Per-token / per-call pricing
The most direct mapping from cost to price. Used by every foundation-model API and most infrastructure-layer AI products.
Where it works:
Developer-facing APIs
Workloads where customers want to control spend
Products where usage is predictable per customer
Where it breaks:
Buyer fear of "runaway bills" — must be paired with budget caps and alerts
Procurement teams cannot sign open-ended contracts; need committed-use discounts
Internal users avoid the tool because they "don't want to burn tokens"
Practical defaults: offer a free tier, a fixed-budget tier (you eat overage at a margin), and committed-use enterprise contracts.
Per-seat pricing
The classic SaaS model. Still works for collaboration-style AI products where every user gets value continuously.
Where it works:
Coding assistants used 8 hours a day
Email/calendar copilots
Tools where seat utilization is high
Where it breaks:
Replaces-work products. If one AI does the job of 10 humans, you cannot bill 10 seats.
Heavy-power-user distributions. The top 10% of users will burn 80% of the cost.
Workflows where the user is the AI agent itself, not a human
Q2 2026 per-seat ranges sit between $80-$400 per seat depending on tier, per industry tracking, but the fastest-growing AI companies are shifting away from pure per-seat.
Per-outcome pricing
Bill when the AI does the job. Used by customer-support AI ("per resolved ticket"), sales AI ("per qualified lead"), and document AI ("per processed contract").
Where it works:
Buyers can map AI output directly to a financial unit they already track
Outcomes are measurable and disputeable cleanly
Margins on the outcome are wide enough to absorb COGS volatility
Where it breaks:
Defining "success" with the buyer — what counts as a "resolved" ticket?
Customer can game the metric (e.g., AI marks a ticket resolved that the human reopens)

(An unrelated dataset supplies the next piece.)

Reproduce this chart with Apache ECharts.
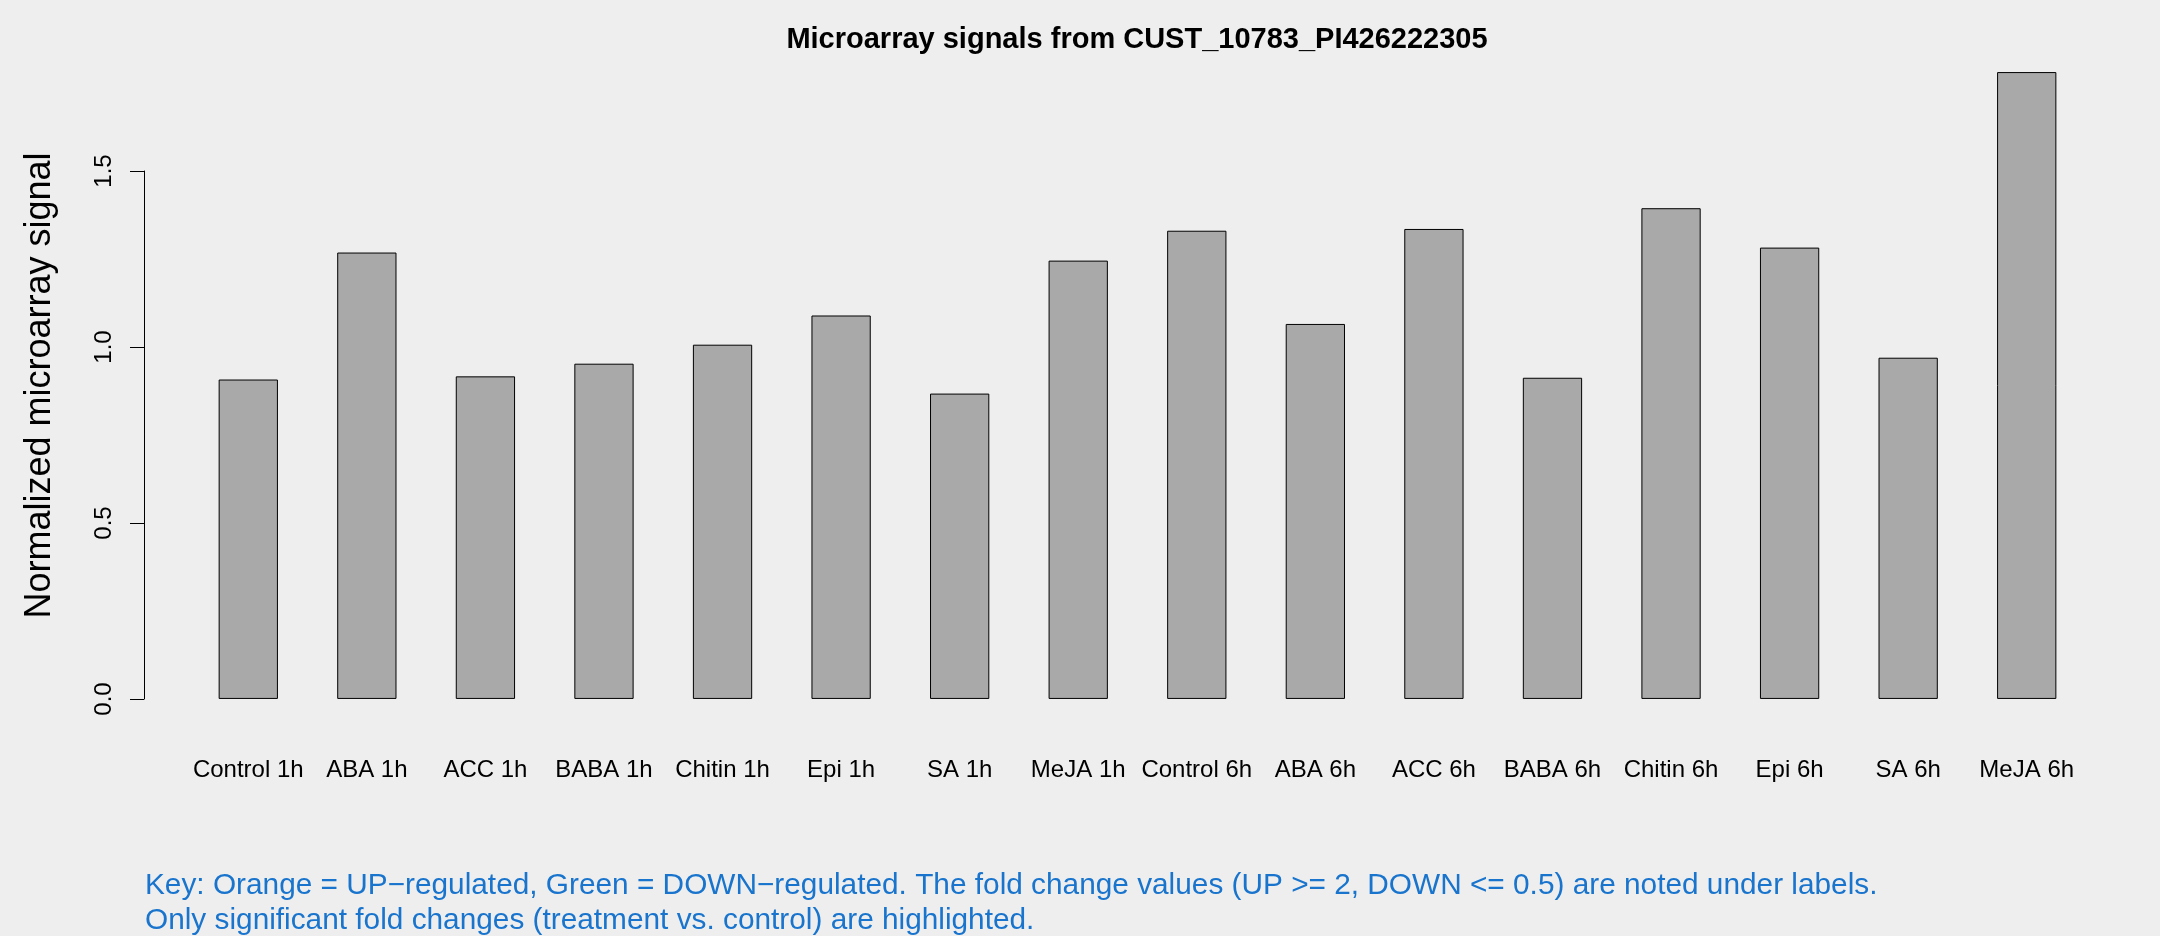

Long sales cycles negotiating the outcome definition itself
The clean version: anchor your outcome on a metric the customer already collects in their own system, not one you produce. If they cannot dispute it without changing their own books, you have a defensible price.
Hybrid pricing (base + usage)
This is what's winning in 2026. A predictable base subscription locks in budget; usage tiers capture upside as customer value grows. Hybrid adoption rose from 27% to 41% in 12 months, per Bessemer.
The structure:
Base subscription — covers a baseline volume of usage and the management surface (admin, security, support)

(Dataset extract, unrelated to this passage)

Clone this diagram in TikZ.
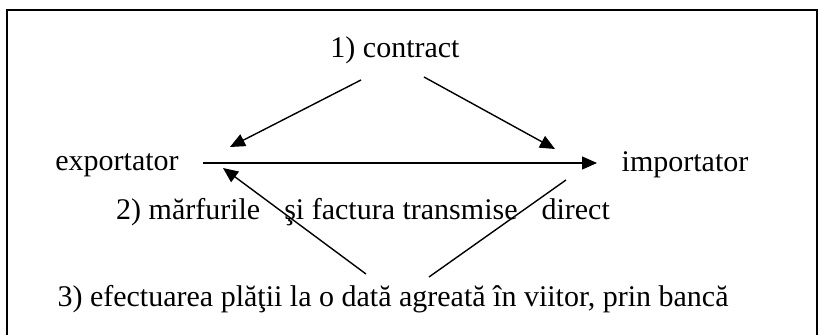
\documentclass[tikz,border=0pt]{standalone}
\usepackage{fontspec}
\setmainfont{Liberation Serif}
\usetikzlibrary{arrows.meta}
\begin{document}
\begin{tikzpicture}[x=0.5pt,y=-0.5pt,
  lbl/.style={inner sep=0pt,font=\fontsize{15}{18}\selectfont},
  conn/.style={line width=0.7pt},
  arr/.style={conn,-{Triangle[length=7.5pt,width=6.5pt]}},
  frame/.style={line width=1.1pt}]
\useasboundingbox (0,0) rectangle (826,335);
\draw[frame] (7,345) -- (7,10) -- (817,10) -- (817,345);
\node[lbl] (contract) at (395,50) {1) contract};
\node[lbl] (exp) at (117,165) {exportator};
\node[lbl] (imp) at (685,165) {importator};
\node[lbl] (goods) at (363,212) {2) mărfurile\hspace{0.8em}şi factura transmise\hspace{0.8em}direct};
\node[lbl] (pay) at (393,299) {3) efectuarea plăţii la o dată agreată în viitor, prin bancă};
\coordinate (cL) at (361,80);
\coordinate (cR) at (424,77);
\coordinate (eT) at (230,147);
\coordinate (iT) at (555,149);
\coordinate (eR) at (203,163);
\coordinate (iL) at (597,163);
\coordinate (pL) at (366,274);
\coordinate (pR) at (429,277);
\coordinate (eB) at (223,168);
\coordinate (iB) at (566,180);
\draw[arr] (cL) -- (eT);
\draw[arr] (cR) -- (iT);
\draw[arr] (eR) -- (iL);
\draw[arr] (pL) -- (eB);
\draw[conn] (pR) -- (iB);
\end{tikzpicture}
\end{document}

Usage credits — included in the base, additional usage billed at a per-unit rate
Tier upgrades — at each tier, base subscription rises, included credits rise, per-unit overage rate falls
This works because it gives buyers what they want (predictability) and gives builders what they need (variable revenue capture).
What customers actually push back on
Across enterprise procurement conversations, the recurring buyer concerns:
"How do I cap my spend?" — answer: hard caps, budget alerts, role-based usage limits.
"How do I forecast next year?" — answer: usage-history dashboards and committed-use discount tiers.
"What happens when model prices drop?" — answer: pass through cost reductions, or contractually link price to a model price index.
"Why am I paying for failed outputs?" — answer: in outcome pricing, only bill on success; in token pricing, refund credits on errors.
The companies that handle these well close enterprise deals 2-3x faster than the ones that don't. [Speculation — based on anecdotal founder reports]
Pricing pitfalls to avoid
Pricing in tokens to a non-technical buyer. Tokens are not a unit anyone outside engineering understands. Translate into "calls", "requests", or "tasks" before quoting.
Quoting flat unlimited tiers without ringfencing. A single power user will eat your gross margin.
Pricing on output length. Customers will pay you to be verbose. Price on input or task completion, not output volume.
Promising static pricing for 12 months. Compute prices move; lock in indexed contracts instead.
How to choose
Pick the model that matches the unit of value your buyer cares about:
Sells to developers → per-token, with caps
Sells to teams using the product daily → per-seat or hybrid
Sells to operations leaders replacing work → per-outcome or hybrid
Sells to enterprise procurement → hybrid with committed-use
Most successful 2026 AI startups end up at hybrid within 18 months of launch, regardless of where they started. The transition itself is a strategic project — communicate clearly, grandfather generously, and tie it to a product moment that justifies the change.
Frequently Asked Questions
Is hybrid pricing really winning?
Yes — Bessemer's 2026 tracking shows hybrid rose from 27% to 41% adoption while pure per-seat fell from 21% to 15%. Hybrid balances buyer predictability with builder upside.
How do I set the per-token rate without losing money?
Track your loaded compute cost per 1K tokens, add 30-50% for non-compute COGS (storage, eval, ops), then mark up 2-3x for gross margin. Re-price quarterly as model costs move.
Should startups offer unlimited tiers?
Only with strict ringfencing — rate limits, model-tier caps, fair-use clauses. Pure unlimited at a flat price is how AI startups go bankrupt at scale.